AB 2133 (Quirk; D-Hayward), a job killer, would have arbitrarily changed the State’s greenhouse gas (GHG) reduction goal from 40% of 1990 levels by 2030 to 55%. By the State’s own estimate, this proposal would have forced 17 million gas-powered cars off the road in the next 10 years. AB 2133 died in the final hour of the session when the Assembly failed to concur in Senate amendments, 37-22.

The CalChamber-led coalition opposing AB 2133 included business, agriculture, industry groups and local chambers of commerce.

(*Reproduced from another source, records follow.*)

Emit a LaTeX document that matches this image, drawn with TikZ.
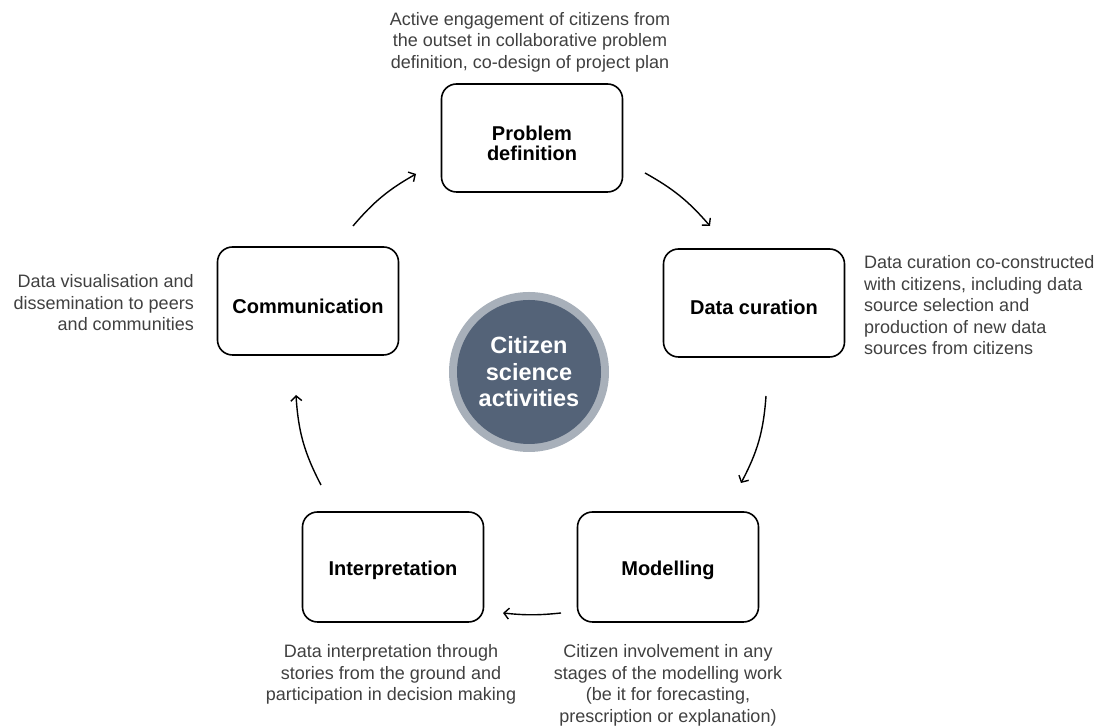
\documentclass[tikz,border=0pt]{standalone}
\usepackage{fontspec}
\setmainfont{Liberation Sans}
\usetikzlibrary{arrows.meta}
\definecolor{ringgray}{HTML}{A8B0BA}
\definecolor{coreblue}{HTML}{546378}
\definecolor{textgray}{HTML}{404040}
\begin{document}
\begin{tikzpicture}[x=1pt,y=1pt,
  box/.style={draw, line width=1.6pt, rounded corners=15pt, minimum width=181pt, minimum height=108pt, inner sep=0pt},
  boxlabel/.style={font=\fontsize{20}{20}\selectfont\bfseries, align=center, inner sep=0pt},
  desc/.style={text=textgray, font=\fontsize{18}{21.5}\selectfont, inner sep=0pt},
  flow/.style={line width=1.4pt, -{Straight Barb[length=5pt,width=11pt,line width=1.4pt]}}]
\useasboundingbox (0,0) rectangle (1104,727);
% boxes
\node[box] (prob) at (532,589) {};
\node[box] (data) at (754,424) {};
\node[box] (comm) at (308,426) {};
\node[box, minimum height=110pt] (model) at (668,160) {};
\node[box, minimum height=110pt] (interp) at (393,160) {};
\node[boxlabel, anchor=north] (probl) at ([yshift=12pt]prob.center) {Problem\\definition};
\node[boxlabel, anchor=base] (datal) at ([yshift=-12pt]data.center) {Data curation};
\node[boxlabel, anchor=base] (comml) at ([yshift=-12.5pt]comm.center) {Communication};
\node[boxlabel, anchor=base] (modell) at ([yshift=-9pt]model.center) {Modelling};
\node[boxlabel, anchor=base] (interpl) at ([yshift=-9pt]interp.center) {Interpretation};
% centre
\node[circle, fill=ringgray, minimum size=160pt, inner sep=0pt] (ring) at (529,355) {};
\node[circle, fill=coreblue, minimum size=144pt, inner sep=0pt, text=white, align=center,
  font=\fontsize{23.5}{26.5}\selectfont\bfseries] (core) at (529,355) {Citizen\\science\\activities};
% descriptions
\node[desc, anchor=north, align=center] (tprob) at (530,715) {Active engagement of citizens from\\the outset in collaborative problem\\definition, co-design of project plan};
\node[desc, anchor=north west, align=left] (tdata) at (864,471.5) {Data curation co-constructed\\with citizens, including data\\source selection and\\production of new data\\sources from citizens};
\node[desc, anchor=north east, align=right] (tcomm) at (194,452.5) {Data visualisation and\\dissemination to peers\\and communities};
\node[desc, anchor=north, align=center] (tinterp) at (391,82.5) {Data interpretation through\\stories from the ground and\\participation in decision making};
\node[desc, anchor=north, align=center] (tmodel) at (668,82.5) {Citizen involvement in any\\stages of the modelling work\\(be it for forecasting,\\prescription or explanation)};
% arrow ends
\coordinate (a1s) at (353,501); \coordinate (a1e) at (416,553);
\coordinate (a2s) at (645,554); \coordinate (a2e) at (710,501);
\coordinate (a3s) at (766,331); \coordinate (a3e) at (741,244);
\coordinate (a4s) at (561,114); \coordinate (a4e) at (503,114);
\coordinate (a5s) at (321,242); \coordinate (a5e) at (296,332);
\draw[flow] (a1s) to[bend left=10] (a1e);
\draw[flow] (a2s) to[bend left=10] (a2e);
\draw[flow] (a3s) to[bend left=12] (a3e);
\draw[flow] (a4s) to[bend left=6] (a4e);
\draw[flow] (a5s) to[bend left=12] (a5e);
\end{tikzpicture}
\end{document}
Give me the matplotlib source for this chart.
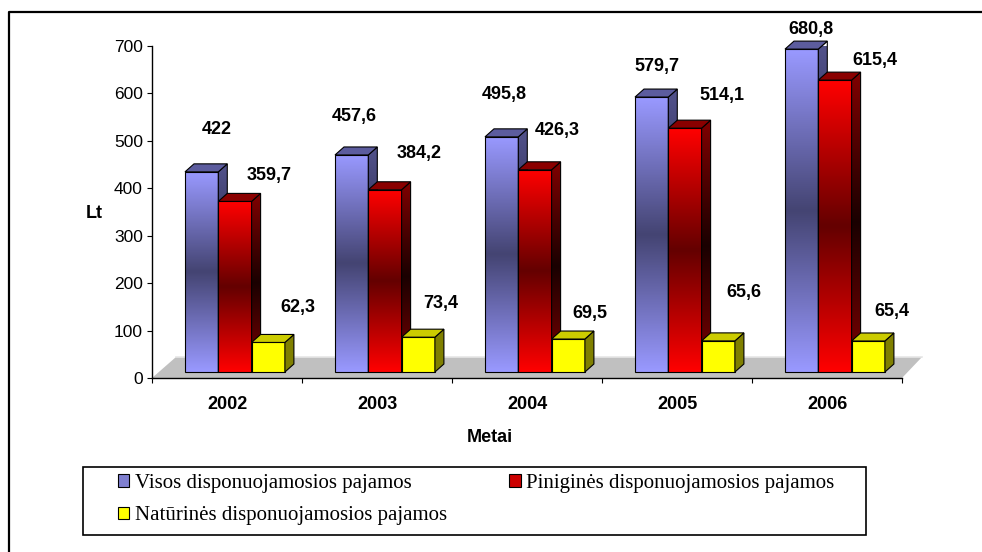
import numpy as np
import matplotlib
matplotlib.use("Agg")
import matplotlib.pyplot as plt
from matplotlib.patches import Polygon, Rectangle, Patch
from matplotlib.lines import Line2D
from matplotlib.colors import to_rgb

# data
years = ["2002", "2003", "2004", "2005", "2006"]
visos = [422, 457.6, 495.8, 579.7, 680.8]
pinigines = [359.7, 384.2, 426.3, 514.1, 615.4]
naturines = [62.3, 73.4, 69.5, 65.6, 65.4]
names = ["Visos disponuojamosios pajamos",
         "Piniginės disponuojamosios pajamos",
         "Natūrinės disponuojamosios pajamos"]

# label placement (pixels right / up from the bar's front top edge), as Excel put them
label_dx = [[15, 3, 3, 5, 9], [34, 34, 22, 37, 40], [30, 22, 22, 26, 24]]
label_up = [[42, 38, 42, 31, 20], [26, 36, 39, 33, 20], [35, 34, 26, 48, 29]]

W, H = 982, 552
AX_L, AX_R, AX_T, AX_B = 152, 902, 46, 378   # plot area in pixels

fig = plt.figure(figsize=(W / 100, H / 100), dpi=100)
ax = fig.add_axes([AX_L / W, 1 - AX_B / H, (AX_R - AX_L) / W, (AX_B - AX_T) / H])
ax.set_autoscale_on(False)
ax.set_xlim(-0.5, 4.5)
ax.set_ylim(0, 700)

# pixel -> data units
ux = 5 / (AX_R - AX_L)
uy = 700 / (AX_B - AX_T)
ddx, ddy = 9 * ux, 8 * uy          # bar depth
base = 6 * uy                      # bars stand a bit behind the front edge
bar_w = 33.3 * ux
first_gap = 33 * ux


def gradient(light, dark, n=128):
    t = np.linspace(0, 1, n)
    f = 1 - np.abs(2 * t - 1)
    a = np.array(to_rgb(light))
    b = np.array(to_rgb(dark))
    return (a[None, :] * (1 - f)[:, None] + b[None, :] * f[:, None])[:, None, :]


def fill_poly(pts, light, dark, extent, z):
    poly = Polygon(pts, closed=True, facecolor="none", edgecolor="black",
                   linewidth=0.8, zorder=z + 0.1, clip_on=False)
    if dark is None:
        poly.set_facecolor(light)
        ax.add_patch(poly)
        return
    clip = Polygon(pts, closed=True, transform=ax.transData)
    im = ax.imshow(gradient(light, dark), extent=extent, origin="lower",
                   aspect="auto", interpolation="bilinear", zorder=z)
    im.set_clip_path(clip)
    ax.add_patch(poly)


# floor
floor = Polygon([(-0.5, 0), (4.5, 0), (4.5 + 20 * ux, 21 * uy), (-0.5 + 24 * ux, 21 * uy)],
                closed=True, facecolor="#C0C0C0", edgecolor="none", zorder=1, clip_on=False)
ax.add_patch(floor)
ax.plot([-0.5 + 24 * ux, 4.5 + 20 * ux], [21 * uy, 21 * uy], color="#E6E6E6",
        lw=1.2, zorder=1.1, clip_on=False)

styles = [
    # front light, front dark, side light, side dark, top
    ("#9999FF", "#444472", "#52528C", "#2A2A48", "#5C5C9E"),
    ("#FF0000", "#640000", "#800000", "#1A0000", "#8A0000"),
    ("#FFFF00", None, "#808000", None, "#CCCC00"),
]

z = 2
for i in range(len(years)):
    for k, vals in enumerate([visos, pinigines, naturines]):
        v = vals[i]
        fl, fd, sl, sd, tc = styles[k]
        x0 = i - 0.5 + first_gap + k * bar_w
        x1 = x0 + bar_w
        y0, y1 = base, base + v
        fill_poly([(x0, y0), (x1, y0), (x1, y1), (x0, y1)], fl, fd, (x0, x1, y0, y1), z)
        fill_poly([(x1, y0), (x1 + ddx, y0 + ddy), (x1 + ddx, y1 + ddy), (x1, y1)],
                  sl, sd, (x1, x1 + ddx, y0, y1 + ddy), z + 0.2)
        fill_poly([(x0, y1), (x1, y1), (x1 + ddx, y1 + ddy), (x0 + ddx, y1 + ddy)],
                  tc, None, None, z + 0.4)
        txt = ("%g" % v).replace(".", ",")
        ax.text((x0 + x1) / 2 + label_dx[k][i] * ux, y1 + label_up[k][i] * uy, txt,
                ha="center", va="center", fontsize=13, fontweight="bold",
                family="Liberation Sans", zorder=50)
        z += 1

# axes styling
for s in ["top", "right"]:
    ax.spines[s].set_visible(False)
ax.spines["left"].set_linewidth(1.0)
ax.spines["bottom"].set_linewidth(1.0)
ax.spines["bottom"].set_zorder(1.5)
ax.set_yticks(range(0, 701, 100))
ax.set_yticklabels([str(t) for t in range(0, 701, 100)], family="Liberation Sans", fontsize=12.5)
ax.tick_params(axis="y", direction="out", length=3.6, width=0.8, pad=3)
ax.set_xticks(np.arange(-0.5, 5, 1))
ax.set_xticklabels([])
ax.set_xticks(range(len(years)), minor=True)
ax.set_xticklabels(years, minor=True, fontsize=13, fontweight="bold", family="Liberation Sans")
ax.tick_params(axis="x", which="major", direction="out", length=3.6, width=0.8)
ax.tick_params(axis="x", which="minor", length=0, pad=13)
ax.patch.set_visible(False)

fig.text(94 / W, 1 - 213 / H, "Lt", ha="center", va="center", fontsize=13,
         fontweight="bold", family="Liberation Sans")
fig.text(490 / W, 1 - 438 / H, "Metai", ha="center", va="center", fontsize=13,
         fontweight="bold", family="Liberation Sans")

# outer frame (only top and left visible in the crop)
fig.add_artist(Line2D([9 / W, 9 / W, 1.0], [0, 1 - 12 / H, 1 - 12 / H],
                      color="black", lw=1.6))

# legend: box drawn separately, entries laid out row-wise like Excel
fig.add_artist(Rectangle((83 / W, 1 - 535 / H), 783 / W, 68 / H, transform=fig.transFigure,
                         facecolor="white", edgecolor="black", lw=1.2))
handles = [Patch(facecolor="#7F7FD0", edgecolor="black", lw=0.8),
           Patch(facecolor="#FFFF00", edgecolor="black", lw=0.8),
           Patch(facecolor="#CC0000", edgecolor="black", lw=0.8)]
fig.legend(handles, [names[0], names[2], names[1]], loc="upper left",
           bbox_to_anchor=(118 / W, 1 - 474 / H),
           ncol=2, frameon=False, prop={"family": "Liberation Serif", "size": 15},
           handlelength=0.55, handleheight=0.55, handletextpad=0.25,
           columnspacing=3.0, labelspacing=0.64, borderpad=0, borderaxespad=0)

fig.savefig("out.png", dpi=100)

“We are relieved AB 2133 failed passage and grateful to the legislators who voted no on the measure,” said CalChamber President and CEO Jennifer Barrera in a September 1 statement. “It is clear this measure would have been detrimental to our economy. The bill threatened the state with excessive costs that would have hurt both California residents and businesses.”

To Governor

Earlier in the evening, the Legislature sent to the Governor the climate change job killer SB 1137 (Lena Gonzalez; D-Long Beach).

“CalChamber supports climate change laws and regulations that are cost-effective, technology-neutral and promote the use of market-based strategies to reduce greenhouse gas emissions,” Barrera emphasized again in her statement released the morning after legislators approved SB 1137.

“It is extremely disheartening that in the final days of the legislative session, lawmakers introduced two job killing climate change proposals with very little opportunity for public debate or scrutiny.”

She pointed out that lawmakers passed SB 1137 “over the objections of a large and diverse coalition of Californians. This policy will not only kill an estimated 8,000 jobs in the state; it will drive oil production out of California and force the state to rely on even more foreign oil imports that are produced in locations with less environmental and human rights protections than California. We are tremendously concerned about the fact that SB 1137 threatens the state with up to $4 billion in lost revenue and poses a significant risk of legal liability under the takings clause of the U.S. Constitution.”

SB 1137 threatens to eliminate thousands of high-paying California jobs and force California to import even more foreign oil by politicizing and undermining the California Geologic Energy Management (CalGEM) Division’s ongoing regulatory process regarding new requirements near oil and gas extraction sites by predisposing what setback requirements should be before the agency even begins its analysis.

A third job killer, AB 2183 (Stone; D-Scotts Valley), a forced unionization process for agricultural employees, was sent to the Governor on August 29.

AB 2183 limits an employee’s ability to independently and privately vote for unionization in the workplace, and forces employers into union submission, by eliminating a secret ballot election and replacing it with card check or requiring employers to waive certain rights to proceed through an untested ballot procedure under which the ballot can be filled out by labor organizations. It also unfairly limits an employer’s ability to challenge the cards submitted by forcing employers to post an unreasonable bond, and then limits an employee’s ability to decertify a union, by forcing them to go through the ballot election process instead of submission of representation cards. The bill also includes an unnecessary presumption of retaliation that is effectively unlimited in scope because it would apply for the duration of an election campaign, which could last for a year or more.

Governor Gavin Newsom has until September 30 to sign or veto bills sent to him in the closing days of the legislative session.